Not to take my frustration out on you, but I think that whoever runs your team needs to hear it. Thanks for your help.
My frustration temporarily exercised, I put the incident out of my mind. Sunday went past without much incident, and on Monday morning, I finally got a response back to my still-open online customer service request on Adobe’s site. It was a long winded message to the effect that the online customer service department only works during normal business hours on weekdays (a fact which is not mentioned anywhere on Adobe’s site that I could see), and then proceeding to tell me that I should talk to—wait for it—Technical Support. I replied back saying that I had already found out, in fact, that Technical Support is not the right department to talk to, and then giving them an earful about my phone experience over the weekend. What did I get in response? Little better than a form letter. Which made me grind my teeth down to stumps.

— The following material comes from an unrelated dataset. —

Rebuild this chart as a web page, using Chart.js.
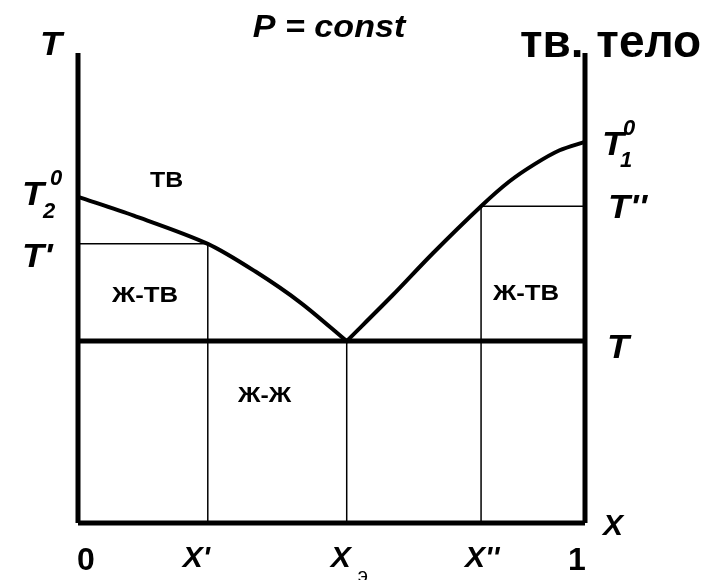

The only high point here was that Mr. Wright responded back to my rant thusly:
Thanks for the feedback. I know it is a, um, less than optimal system. We are working hard on replacing the underlying system and revamping the support. We inherited the system and it takes time to do these things. I thank you very much for your patience.
As for getting the info to the person running the team, you succeeded…
This is what I don’t get. The customer support people, whose sole purpose is to keep me happy, or barring that, help me out, were indifferent, incompetent, and thoroughly useless. The Digital Editions team lead, on the other hand, who had little or no personal investment in helping me out, and on his own time, cared enough to respond and make me feel—the only person at this company who has, mind—that they actually valued their customers and were working to make things better for them. Thinking about this experience, I’m reminded of this recent Steve Crescenzo post on employee engagement.
So while my Adobe experience has been almost uniformly poor, Mr. Wright has given me hope that at least one person at Adobe cares about customers. Somebody give that guy a promotion.
But wait…there’s more! I found out shortly after the DRM debacle that Adobe has no plans to support Creative Suite software prior to version CS3 on Leopard, and that not until January of next year at least. My copy of CS2 that I paid $800—eight hundred dollars—to upgrade to? Useless. Here’s what kills me. Adobe hasn’t written a decent piece of software in 10 years. The only reason I use Photoshop is just that there isn’t anything else. Adobe has a virtual monopoly on the Mac graphics market, and it shows in this clunky, unfriendly, ridiculously expensive piece of software. It sucks, but they can get away with it because there’s no one to challenge them.
Until now. Earlier this week, an announcement was made revealing Naked Light, a new Leopard-only image editor that is, if its promotional hype is to be believed, completely non-destructive and handles color spaces and varying resolutions seamlessly and transparently. The software goes on public beta today, in a matter of hours. Will it live up to the hype? Who knows? But it’s certainly promising, and at the very least gives me hope that I will eventually find an image editor for Leopard that is a feasible alternative to Photoshop. Hallelujah!